If you have four developers who are handy with Perl, Java, C++ and SQL, surely they can achieve vastly more than four purely Java developers.
Not sure what you mean here. Four developers, one handy in Perl, another in Java, a third in C++, and the fourth with SQL? Or four developers handy in four languages? People good in multiple languages are harder to find, and cost more. It's not clear whether the company gets more bang for the buck that way. Furthermore, even if all your programmers can program in all languages, it's not clear at all it's good to actually write in different languages. And that's because of code reuse. You can't easily reuse your Perl module in your C++ program, or your Java class in your Perl program. That means, C++ libraries, Perl modules and Java classes will be developed providing the same functionality. You must have a pretty good argument to sell that to a manager (or to me - and I'm not a manager).
There's nothing you can do in Java you can't to in binary. That's not a good reason for doing everything in binary. Similiarly for choosing Java over Perl.
You don't understand the argument. It's not an argument to pick Java over Perl. It's an argument to not keep Perl.
As for speed - runtime or development time. I can't think of too many cases where a Java developer will spend less time than a Perl developer implementing the same functionality. It doesn't matter if it took 5 hours to run or 6 hours, if Perl took a week to write and Java took a month.

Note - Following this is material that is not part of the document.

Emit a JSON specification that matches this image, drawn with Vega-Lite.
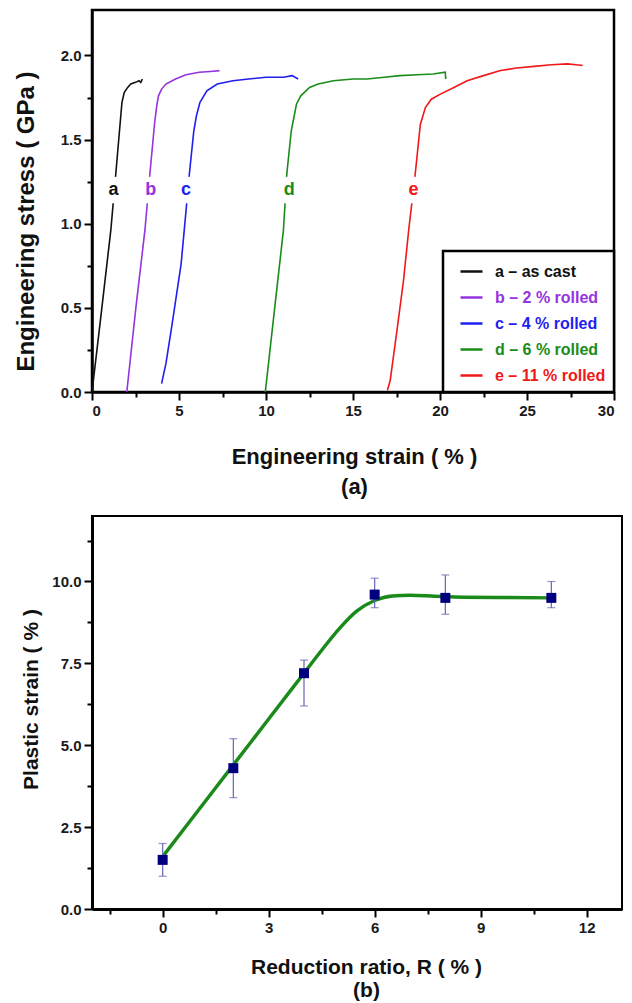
{
  "$schema": "https://vega.github.io/schema/vega-lite/v6.json",
  "background": "white",
  "padding": {"top": 8, "left": 12, "right": 2, "bottom": 0},
  "bounds": "flush",
  "spacing": 124,
  "resolve": {"scale": {"x": "independent", "y": "independent", "color": "independent"}, "legend": {"color": "independent"}},
  "config": {
    "font": "Liberation Sans",
    "axis": {
      "grid": false, "domainColor": "black", "domainWidth": 2.5, "tickColor": "black", "tickWidth": 2,
      "labelFont": "Liberation Sans", "labelFontSize": 15, "labelFontWeight": "bold", "labelColor": "#1a1a1a", "labelPadding": 3,
      "titleFont": "Liberation Sans", "titleFontWeight": "bold", "titleColor": "#111111"
    }
  },
  "datasets": {
    "curves": [
      {"s": "a – as cast", "x": 0, "y": 0}, {"s": "a – as cast", "x": 0.5, "y": 0.44}, {"s": "a – as cast", "x": 1.08, "y": 0.96}, {"s": "a – as cast", "x": 1.37, "y": 1.3}, {"s": "a – as cast", "x": 1.72, "y": 1.72}, {"s": "a – as cast", "x": 1.85, "y": 1.78}, {"s": "a – as cast", "x": 2.05, "y": 1.81}, {"s": "a – as cast", "x": 2.23, "y": 1.83}, {"s": "a – as cast", "x": 2.5, "y": 1.84}, {"s": "a – as cast", "x": 2.7, "y": 1.85}, {"s": "a – as cast", "x": 2.8, "y": 1.84}, {"s": "a – as cast", "x": 2.9, "y": 1.86},
      {"s": "b – 2 % rolled", "x": 2.0, "y": 0}, {"s": "b – 2 % rolled", "x": 2.52, "y": 0.5}, {"s": "b – 2 % rolled", "x": 3.04, "y": 0.96}, {"s": "b – 2 % rolled", "x": 3.33, "y": 1.3}, {"s": "b – 2 % rolled", "x": 3.6, "y": 1.6}, {"s": "b – 2 % rolled", "x": 3.72, "y": 1.7}, {"s": "b – 2 % rolled", "x": 3.82, "y": 1.76}, {"s": "b – 2 % rolled", "x": 4.0, "y": 1.8}, {"s": "b – 2 % rolled", "x": 4.25, "y": 1.83}, {"s": "b – 2 % rolled", "x": 4.8, "y": 1.86}, {"s": "b – 2 % rolled", "x": 5.4, "y": 1.885}, {"s": "b – 2 % rolled", "x": 6.17, "y": 1.9}, {"s": "b – 2 % rolled", "x": 6.8, "y": 1.905}, {"s": "b – 2 % rolled", "x": 7.33, "y": 1.91},
      {"s": "c – 4 % rolled", "x": 4.0, "y": 0.05}, {"s": "c – 4 % rolled", "x": 4.25, "y": 0.17}, {"s": "c – 4 % rolled", "x": 4.54, "y": 0.36}, {"s": "c – 4 % rolled", "x": 4.83, "y": 0.56}, {"s": "c – 4 % rolled", "x": 5.12, "y": 0.76}, {"s": "c – 4 % rolled", "x": 5.3, "y": 0.96}, {"s": "c – 4 % rolled", "x": 5.6, "y": 1.3}, {"s": "c – 4 % rolled", "x": 5.85, "y": 1.55}, {"s": "c – 4 % rolled", "x": 6.0, "y": 1.64}, {"s": "c – 4 % rolled", "x": 6.2, "y": 1.72}, {"s": "c – 4 % rolled", "x": 6.6, "y": 1.79}, {"s": "c – 4 % rolled", "x": 7.2, "y": 1.83}, {"s": "c – 4 % rolled", "x": 8.1, "y": 1.85}, {"s": "c – 4 % rolled", "x": 9.0, "y": 1.86}, {"s": "c – 4 % rolled", "x": 10.0, "y": 1.87}, {"s": "c – 4 % rolled", "x": 11.0, "y": 1.87}, {"s": "c – 4 % rolled", "x": 11.5, "y": 1.88}, {"s": "c – 4 % rolled", "x": 11.85, "y": 1.86},
      {"s": "d – 6 % rolled", "x": 9.96, "y": 0}, {"s": "d – 6 % rolled", "x": 10.5, "y": 0.5}, {"s": "d – 6 % rolled", "x": 11.0, "y": 0.96}, {"s": "d – 6 % rolled", "x": 11.2, "y": 1.3}, {"s": "d – 6 % rolled", "x": 11.45, "y": 1.55}, {"s": "d – 6 % rolled", "x": 11.75, "y": 1.71}, {"s": "d – 6 % rolled", "x": 12.0, "y": 1.76}, {"s": "d – 6 % rolled", "x": 12.5, "y": 1.81}, {"s": "d – 6 % rolled", "x": 13.0, "y": 1.83}, {"s": "d – 6 % rolled", "x": 13.87, "y": 1.85}, {"s": "d – 6 % rolled", "x": 15.0, "y": 1.86}, {"s": "d – 6 % rolled", "x": 15.8, "y": 1.86}, {"s": "d – 6 % rolled", "x": 16.8, "y": 1.87}, {"s": "d – 6 % rolled", "x": 17.7, "y": 1.88}, {"s": "d – 6 % rolled", "x": 18.7, "y": 1.885}, {"s": "d – 6 % rolled", "x": 19.6, "y": 1.89}, {"s": "d – 6 % rolled", "x": 20.3, "y": 1.9}, {"s": "d – 6 % rolled", "x": 20.33, "y": 1.86},
      {"s": "e – 11 % rolled", "x": 16.98, "y": 0.01}, {"s": "e – 11 % rolled", "x": 17.14, "y": 0.07}, {"s": "e – 11 % rolled", "x": 17.52, "y": 0.36}, {"s": "e – 11 % rolled", "x": 17.9, "y": 0.66}, {"s": "e – 11 % rolled", "x": 18.2, "y": 0.96}, {"s": "e – 11 % rolled", "x": 18.58, "y": 1.3}, {"s": "e – 11 % rolled", "x": 18.87, "y": 1.59}, {"s": "e – 11 % rolled", "x": 19.16, "y": 1.69}, {"s": "e – 11 % rolled", "x": 19.5, "y": 1.74}, {"s": "e – 11 % rolled", "x": 20.02, "y": 1.77}, {"s": "e – 11 % rolled", "x": 20.8, "y": 1.81}, {"s": "e – 11 % rolled", "x": 21.56, "y": 1.85}, {"s": "e – 11 % rolled", "x": 22.5, "y": 1.88}, {"s": "e – 11 % rolled", "x": 23.48, "y": 1.91}, {"s": "e – 11 % rolled", "x": 24.4, "y": 1.925}, {"s": "e – 11 % rolled", "x": 25.4, "y": 1.935}, {"s": "e – 11 % rolled", "x": 26.4, "y": 1.945}, {"s": "e – 11 % rolled", "x": 27.33, "y": 1.95}, {"s": "e – 11 % rolled", "x": 27.8, "y": 1.945}, {"s": "e – 11 % rolled", "x": 28.2, "y": 1.94}
    ],
    "labels": [
      {"s": "a – as cast", "t": "a", "x": 1.23, "y": 1.2},
      {"s": "b – 2 % rolled", "t": "b", "x": 3.38, "y": 1.2},
      {"s": "c – 4 % rolled", "t": "c", "x": 5.4, "y": 1.2},
      {"s": "d – 6 % rolled", "t": "d", "x": 11.33, "y": 1.2},
      {"s": "e – 11 % rolled", "t": "e", "x": 18.48, "y": 1.2}
    ],
    "pts": [
      {"r": 0, "v": 1.5, "lo": 1.0, "hi": 2.0},
      {"r": 2, "v": 4.3, "lo": 3.4, "hi": 5.2},
      {"r": 4, "v": 7.2, "lo": 6.2, "hi": 7.6},
      {"r": 6, "v": 9.6, "lo": 9.2, "hi": 10.1},
      {"r": 8, "v": 9.5, "lo": 9.0, "hi": 10.2},
      {"r": 11, "v": 9.5, "lo": 9.2, "hi": 10.0}
    ],
    "fit": [
      {"r": 0, "v": 1.6}, {"r": 1, "v": 3.0}, {"r": 2, "v": 4.4}, {"r": 3, "v": 5.8}, {"r": 4, "v": 7.2}, {"r": 4.5, "v": 7.9}, {"r": 5, "v": 8.56}, {"r": 5.5, "v": 9.1}, {"r": 6, "v": 9.42}, {"r": 6.5, "v": 9.56}, {"r": 7, "v": 9.58}, {"r": 7.7, "v": 9.55}, {"r": 8.5, "v": 9.52}, {"r": 9.5, "v": 9.51}, {"r": 11, "v": 9.5}
    ]
  },
  "vconcat": [
    {
      "width": 522,
      "height": 382,
      "view": {"stroke": "black", "strokeWidth": 2.5},
      "layer": [
        {
          "data": {"name": "curves"},
          "mark": {"type": "line", "strokeWidth": 1.6, "clip": true},
          "encoding": {
            "x": {
              "field": "x", "type": "quantitative",
              "scale": {"domain": [0, 30], "nice": false, "zero": false},
              "axis": {
                "values": [0, 2.5, 5, 7.5, 10, 12.5, 15, 17.5, 20, 22.5, 25, 27.5, 30],
                "labelExpr": "datum.value % 5 === 0 ? datum.label : ''",
                "tickSize": {"condition": {"test": "datum.value % 5 === 0", "value": 8}, "value": 5},
                "title": ["Engineering strain ( % )", "(a)"],
                "titleFontSize": 22, "titleLineHeight": 30, "titleBaseline": "top", "titleAlign": "center",
                "titleX": 262, "titleY": 54
              }
            },
            "y": {
              "field": "y", "type": "quantitative",
              "scale": {"domain": [0, 2.27], "nice": false, "zero": false},
              "axis": {
                "values": [0, 0.25, 0.5, 0.75, 1, 1.25, 1.5, 1.75, 2],
                "format": ".1f",
                "labelExpr": "(datum.value * 4) % 2 === 0 ? datum.label : ''",
                "tickSize": {"condition": {"test": "(datum.value * 4) % 2 === 0", "value": 8}, "value": 5},
                "title": "Engineering stress ( GPa )",
                "titleFontSize": 24, "titleBaseline": "middle", "titleAlign": "center",
                "titleX": -66, "titleY": 211
              }
            },
            "color": {
              "field": "s", "type": "nominal",
              "scale": {
                "domain": ["a – as cast", "b – 2 % rolled", "c – 4 % rolled", "d – 6 % rolled", "e – 11 % rolled"],
                "range": ["#111111", "#9433e0", "#1f1ff0", "#1a8c1a", "#f01818"]
              },
              "legend": {
                "title": null, "orient": "bottom-right", "offset": 0,
                "symbolType": "stroke", "symbolSize": 484, "symbolStrokeWidth": 2.5,
                "labelFont": "Liberation Sans", "labelFontSize": 16, "labelFontWeight": "bold",
                "labelOffset": 11, "padding": 8, "symbolOffset": 8, "rowPadding": 5,
                "strokeColor": "black", "fillColor": "white", "labelLimit": 300,
                "encode": {
                  "labels": {"update": {"fill": {"signal": "indexof(['a – as cast','b – 2 % rolled','c – 4 % rolled','d – 6 % rolled','e – 11 % rolled'], datum.value) === 0 ? '#111111' : indexof(['a – as cast','b – 2 % rolled','c – 4 % rolled','d – 6 % rolled','e – 11 % rolled'], datum.value) === 1 ? '#9433e0' : indexof(['a – as cast','b – 2 % rolled','c – 4 % rolled','d – 6 % rolled','e – 11 % rolled'], datum.value) === 2 ? '#1f1ff0' : indexof(['a – as cast','b – 2 % rolled','c – 4 % rolled','d – 6 % rolled','e – 11 % rolled'], datum.value) === 3 ? '#1a8c1a' : '#f01818'"}}},
                  "legend": {"update": {"strokeWidth": {"value": 2.5}}}
                }
              }
            }
          }
        },
        {
          "data": {"name": "labels"},
          "mark": {"type": "point", "shape": "square", "filled": true, "color": "white", "opacity": 1, "size": 700},
          "encoding": {
            "x": {"field": "x", "type": "quantitative"},
            "y": {"field": "y", "type": "quantitative"}
          }
        },
        {
          "data": {"name": "labels"},
          "mark": {"type": "text", "fontSize": 18, "fontWeight": "bold", "font": "Liberation Sans", "baseline": "middle", "align": "center"},
          "encoding": {
            "x": {"field": "x", "type": "quantitative"},
            "y": {"field": "y", "type": "quantitative"},
            "text": {"field": "t"},
            "color": {"field": "s", "type": "nominal"}
          }
        }
      ]
    },
    {
      "width": 530,
      "height": 393,
      "view": {"stroke": "black", "strokeWidth": 2},
      "layer": [
        {
          "data": {"name": "fit"},
          "mark": {"type": "line", "interpolate": "monotone", "strokeWidth": 3.5, "color": "#1a8a1a"},
          "encoding": {
            "x": {
              "field": "r", "type": "quantitative",
              "scale": {"domain": [-2, 13], "nice": false, "zero": false},
              "axis": {
                "values": [-1.5, 0, 1.5, 3, 4.5, 6, 7.5, 9, 10.5, 12],
                "labelExpr": "datum.value % 3 === 0 ? datum.label : ''",
                "tickSize": {"condition": {"test": "datum.value % 3 === 0", "value": 8}, "value": 5},
                "domainWidth": 3,
                "title": ["Reduction ratio, R ( % )", "(b)"],
                "titleFontSize": 21, "titleLineHeight": 23, "titleBaseline": "top", "titleAlign": "center",
                "titleX": 274, "titleY": 47
              }
            },
            "y": {
              "field": "v", "type": "quantitative",
              "scale": {"domain": [0, 12], "nice": false, "zero": false},
              "axis": {
                "values": [0, 1.25, 2.5, 3.75, 5, 6.25, 7.5, 8.75, 10, 11.25],
                "format": ".1f",
                "labelExpr": "datum.value % 2.5 === 0 ? datum.label : ''",
                "tickSize": {"condition": {"test": "datum.value % 2.5 === 0", "value": 8}, "value": 5},
                "domainWidth": 3,
                "title": "Plastic strain ( % )",
                "titleFontSize": 21, "titleBaseline": "middle", "titleAlign": "center",
                "titleX": -61, "titleY": 183
              }
            }
          }
        },
        {
          "data": {"name": "pts"},
          "mark": {"type": "rule", "strokeWidth": 1.2, "color": "#6464b4"},
          "encoding": {"x": {"field": "r", "type": "quantitative"}, "y": {"field": "lo", "type": "quantitative"}, "y2": {"field": "hi"}}
        },
        {
          "data": {"name": "pts"},
          "mark": {"type": "tick", "orient": "horizontal", "size": 8, "thickness": 1.2, "color": "#6464b4"},
          "encoding": {"x": {"field": "r", "type": "quantitative"}, "y": {"field": "lo", "type": "quantitative"}}
        },
        {
          "data": {"name": "pts"},
          "mark": {"type": "tick", "orient": "horizontal", "size": 8, "thickness": 1.2, "color": "#6464b4"},
          "encoding": {"x": {"field": "r", "type": "quantitative"}, "y": {"field": "hi", "type": "quantitative"}}
        },
        {
          "data": {"name": "pts"},
          "mark": {"type": "point", "shape": "square", "filled": true, "color": "#00007f", "opacity": 1, "size": 100},
          "encoding": {"x": {"field": "r", "type": "quantitative"}, "y": {"field": "v", "type": "quantitative"}}
        }
      ]
    }
  ]
}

Of course it matters. If you're at the dentist, you want the drilling to be done over with quick, and you wouldn't appreciate if he says "it doesn't matter that the drilling takes an hour, does it? They assembled the drill in a week instead of a month!".
If raw speed is a criteria - do it in assembler/C.
Speed is almost always a criteria. It seldomly is the only criteria.
Why not have a coding bake off between their best Java programmer and their best Perl programmer. A set of 10 exercises to be implemented correctly in the shortest space of time. I bet the Perl guy would win. By days...
Well, they had a bake-off. And Java won. But a bake-off you suggest is pointless. You shouldn't pit the best programmers together - but the average, or even the worst programmers. Furthermore, development time isn't everything. Resource usage, speed, maintainability and reusability are vital as well. Besides, if you do 10 exercises, they will all be short programs, which will give Perl an edge. It doesn't measure the suitability for large projects though, which is likely to be more important.
hopefully others can provide links to the myriad of articles about how good Perl is.
Whether Perl is good or not wasn't the question. There are a myriad of articles to be found saying how good Java is - probably more articles saying so then you can find articles saying how good Perl is.
Perl is a PROGRAMMING LANGUAGE and an extremely powerful one at that - in fact one could quite easily argue that, featurewise, Perl is much more powerful than Java.
Shouting doesn't help. Since you say that it's easy to argue that Perl is more powerful than Java, could you give some objective arguments, without becoming emotional?